HERE、日本を含むアジア太平洋地域の物流企業を対象にした初の調査結果を発表

HERE Technologies(HERE)は、物流企業を対象にした初の調査結果「APAC On The Move」を発表しました。

市場 マーケット
HERE、日本を含むアジア太平洋地域の物流企業を対象にした初の調査結果を発表
  • HERE、日本を含むアジア太平洋地域の物流企業を対象にした初の調査結果を発表
  • HERE、日本を含むアジア太平洋地域の物流企業を対象にした初の調査結果を発表

位置情報・地図データサービスを提供する企業HERE Technologies(以下 HERE)は、物流企業を対象にした初の調査結果「APAC On The Move」を発表しました。

対象

対象は、オーストラリア、台湾、インドネシア、インド、日本、マレーシア、シンガポール、タイの輸送/物流業界の企業幹部の企業幹部1,300人(日本の回答者100人を含む)です。

目的

調査は、サプライチェーン、車両、物流管理を左右する最新の技術トレンドと導入の現状について、調査対象者となった輸送/物流企業幹部から得たインサイトを提供する目的で実施されました。

調査結果

2023年の重要な調査結果の1つは、コロナ禍の始まりから3年が経過した現在でも、日本の物流企業にとって、エンドツーエンドのアセット追跡と荷物の可視化が依然として難しいことです。調査に参加した日本の物流企業からの回答を見ると、リアルタイムかつエンドツーエンドでのサプライチェーンの可視化を実現するうえで、技術導入の難しさが最大の障壁となっていると答えています。

世界の多くの国で深刻な問題となっているドライバー不足ですが、日本では勤務時間の延長でカバーしてきました。2024年4月1日より、日本の物流業界はトラックドライバーの時間外労働の上限を年間960時間に制限するという規制強化を行うため、「2024年問題」に対処することが求められています。

技術の実装における障壁、最多回答はパートナー探し

技術の実装における最大の障壁は、日本で調査に参加した企業の4分の1以上(日本26%、APAC平均52%、以下同様)が適切なパートナーやサプライヤーを見つけることだと回答。
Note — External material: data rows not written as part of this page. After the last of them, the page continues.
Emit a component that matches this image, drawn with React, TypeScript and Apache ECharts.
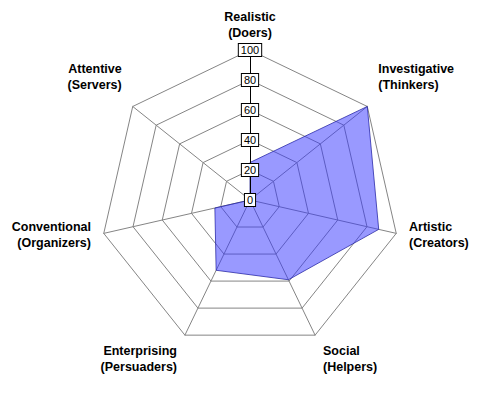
import React, { useEffect, useRef } from "react";
import * as echarts from "echarts";

// listed clockwise from the top, as in the picture
const categories = [
  "Realistic\n(Doers)",
  "Investigative\n(Thinkers)",
  "Artistic\n(Creators)",
  "Social\n(Helpers)",
  "Enterprising\n(Persuaders)",
  "Conventional\n(Organizers)",
  "Attentive\n(Servers)",
];
const values = [25, 100, 88, 59, 52, 24, 0];
const maxValue = 100;
const tickInterval = 20;
// blank lines used to nudge label blocks: upper-diagonal go up, lower-diagonal go down
const nameShift = ["", "up", "", "down", "down", "", "up"];

// ECharts lays indicators out counter-clockwise; reorder to run clockwise
const order = categories.map((_, i) => (i === 0 ? 0 : categories.length - i));

export default function App() {
  const ref = useRef<HTMLDivElement>(null);
  useEffect(() => {
    if (!ref.current) return;
    const chart = echarts.init(ref.current, null, { renderer: "svg" });
    const font = "'Liberation Sans', Arial, sans-serif";
    chart.setOption({
      animation: false,
      backgroundColor: "#ffffff",
      radar: [
        {
          center: [250, 200],
          radius: 150,
          startAngle: 90,
          shape: "polygon",
          splitNumber: maxValue / tickInterval,
          nameGap: 9,
          indicator: order.map((k) => ({ name: categories[k], min: 0, max: maxValue })),
          axisName: {
            color: "#000",
            fontFamily: font,
            fontWeight: "bold",
            fontSize: 12.5,
            lineHeight: 16,
            padding: [0, 4, 0, 4],
            formatter: (name: string) => {
              const i = categories.indexOf(name);
              const s = nameShift[i];
              if (s === "up") return name + "\n\n\n";
              if (s === "down") return "\n\n" + name;
              return name;
            },
          },
          axisLine: { lineStyle: { color: "#858585", width: 1 } },
          splitLine: { lineStyle: { color: "#858585", width: 1 } },
          splitArea: { show: false },
          axisTick: { show: false },
          axisLabel: { show: false },
          z: 0,
        },
        {
          center: [250, 200],
          radius: 150,
          startAngle: 90,
          shape: "polygon",
          splitNumber: maxValue / tickInterval,
          indicator: [{ name: "", min: 0, max: maxValue }],
          axisName: { show: false },
          axisLine: { show: true, lineStyle: { color: "#000", width: 1 } },
          splitLine: { show: false },
          splitArea: { show: false },
          axisTick: { show: false },
          axisLabel: {
            show: true,
            margin: 0,
            align: "center",
            verticalAlign: "middle",
            color: "#000",
            fontFamily: font,
            fontSize: 11,
            lineHeight: 10,
            backgroundColor: "#fff",
            borderColor: "#000",
            borderWidth: 1,
            padding: [1, 2, 1, 2],
          },
          z: 5,
        },
      ],
      series: [
        {
          type: "radar",
          radarIndex: 0,
          symbol: "none",
          z: 2,
          data: [
            {
              value: order.map((k) => values[k]),
              lineStyle: { color: "rgba(40,40,140,0.8)", width: 1 },
              areaStyle: { color: "rgba(51,51,255,0.5)", opacity: 1 },
            },
          ],
        },
      ],
    });
    return () => chart.dispose();
  }, []);
  return (
    <div
      ref={ref}
      style={{ position: "absolute", left: 0, top: 0, width: 498, height: 397 }}
    />
  );
}
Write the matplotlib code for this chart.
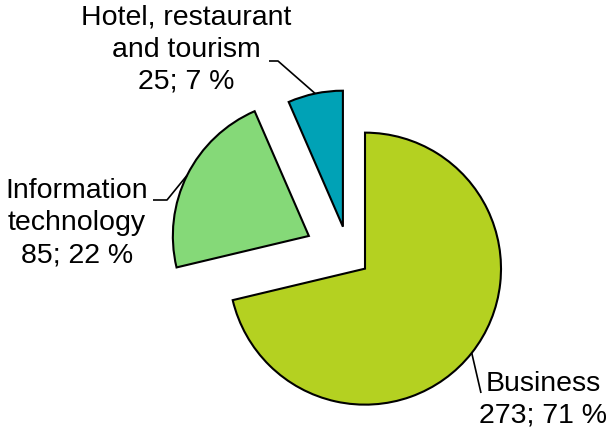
import numpy as np
import matplotlib
matplotlib.use("Agg")
import matplotlib.pyplot as plt

categories = ["Business", "Information technology", "Hotel, restaurant and tourism"]
display_names = ["Business", "Information\ntechnology", "Hotel, restaurant\nand tourism"]
counts = [273, 85, 25]
colors = ["#B4D121", "#85D978", "#00A2B6"]
explode = [0.15, 0.33, 0.22]

total = sum(counts)
percents = [round(100 * c / total) for c in counts]
labels = [f"{n}\n{c}; {p} %" for n, c, p in zip(display_names, counts, percents)]

plt.rcParams['font.family'] = ['Liberation Sans', 'DejaVu Sans']

W, H = 609, 433
fig = plt.figure(figsize=(W / 100, H / 100), dpi=100)
ax = fig.add_axes([0, 0, 1, 1])

# pixel -> data helper (radius 1 == 136 px, pie centre at (349, 256) px)
R = 136.0
CX, CY = 349.0, 256.0
def px(x, y):
    return ((x - CX) / R, (CY - y) / R)

wedges, _ = ax.pie(counts, explode=explode, colors=colors, startangle=90,
                   counterclock=False, radius=1.0,
                   wedgeprops=dict(edgecolor="black", linewidth=1.5))

ax.set_xlim(-CX / R, (W - CX) / R)
ax.set_ylim(-(H - CY) / R, CY / R)
ax.set_aspect("equal")
ax.axis("off")

# label centres and leader elbows (pixels)
label_pos = [(543, 400), (77, 223), (186, 50)]
elbows = [[(481, 393)], [(167, 200), (153, 200)], [(278, 61), (269, 61)]]

fs = 20.5
for w, lab, lp, elb in zip(wedges, labels, label_pos, elbows):
    mid = np.deg2rad((w.theta1 + w.theta2) / 2)
    cx, cy = w.center
    start = (cx + w.r * np.cos(mid), cy + w.r * np.sin(mid))
    pts = [start] + [px(*e) for e in elb]
    ax.plot([p[0] for p in pts], [p[1] for p in pts], color="black", lw=1.2,
            solid_capstyle="butt")
    tx, ty = px(*lp)
    ax.text(tx, ty, lab, ha="center", va="center", fontsize=fs,
            linespacing=1.3, color="black")

fig.savefig("out.png", dpi=100)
そのほかコスト(21%、APAC44%)、社内の専門知識や人材の不足(16%、APAC29%)が日本の物流企業の大きな懸念となっています。

HEREの調査によると、物流アセット追跡と荷物/貨物モニタリングソリューションの導入を妨げる主な障壁は、既存のインフラにソフトウェアを統合する難しさ(21%、APAC52%)、ソリューションを運用管理できる熟練した人材の不足(19%、APAC35%)、ソリューションを実装する時間の不足(17%、APAC39%)となっています。

荷物・貨物の追跡に過半数がソフトウェアを利用

また、日本の物流企業の過半数(70%、APAC51%)は、アセット追跡/荷物モニタリングソフトウェアを利用し、手作業での入力なしでアセット、荷物、貨物をリアルタイムで追跡しています。日本の回答者を見ると、現在の位置情報の主な3つの用途は、カスタマーサービスの向上(21%)、到着予定時刻(ETA)の予測とトラック&トレース機能の使用(19%)、アセットの追跡(16%)となっていました。

調査結果は、多くの日本企業が「2024年問題」に備えた強いインフラを持っていることを示唆しています。

ソリューションや技術は顧客満足度・持続可能性を考慮して導入

日本の物流企業は、追跡やモニタリングのソリューションを検討する際、顧客最優先の戦略を取っています。また、回答者の3分の2近く(60%、APAC40%)は、荷物/貨物モニタリングソリューションの構築または購入の動機として顧客満足度の向上を挙げました。同じ理由は、物流企業が将来の技術に投資する主な理由としても挙げられています(60%、APAC39%)。

日本は、2050年までに排出量実質ゼロの達成を約束する136カ国の1つであり、持続可能性への取り組みが日本の物流業界の優先事項として考えられています。日本の回答者を見ると、56%(APAC39%)が、物流アセット追跡、荷物/貨物モニタリングソリューションを購入する動機として持続可能性への取り組みを挙げていました。

物流業界の多くの企業はIoT技術を導入済み、新技術も検討

また、日本の多くの物流企業は、何らかのIoT技術をすでに導入しています。日本の物流企業の間でIoTの用途として最も一般的なものは、倉庫管理(22%)、アセット追跡(19%)、在庫管理(18%)でした。

さらに、日本の物流企業の半数以上がブロックチェーン(58%、APAC27%)、ドローン(56%、APAC33%)、電気自動車(55%、APAC23%)、自動運転車(51%、APAC27%)への投資を計画していました。これらの技術は物流業界で、顧客満足度を高めるだけでなく、重要なリアルタイム情報へのアクセスを改善することで、意思決定を助ける(56%、APAC38%)、技術力を高める(50%、APAC39%)と認識されています。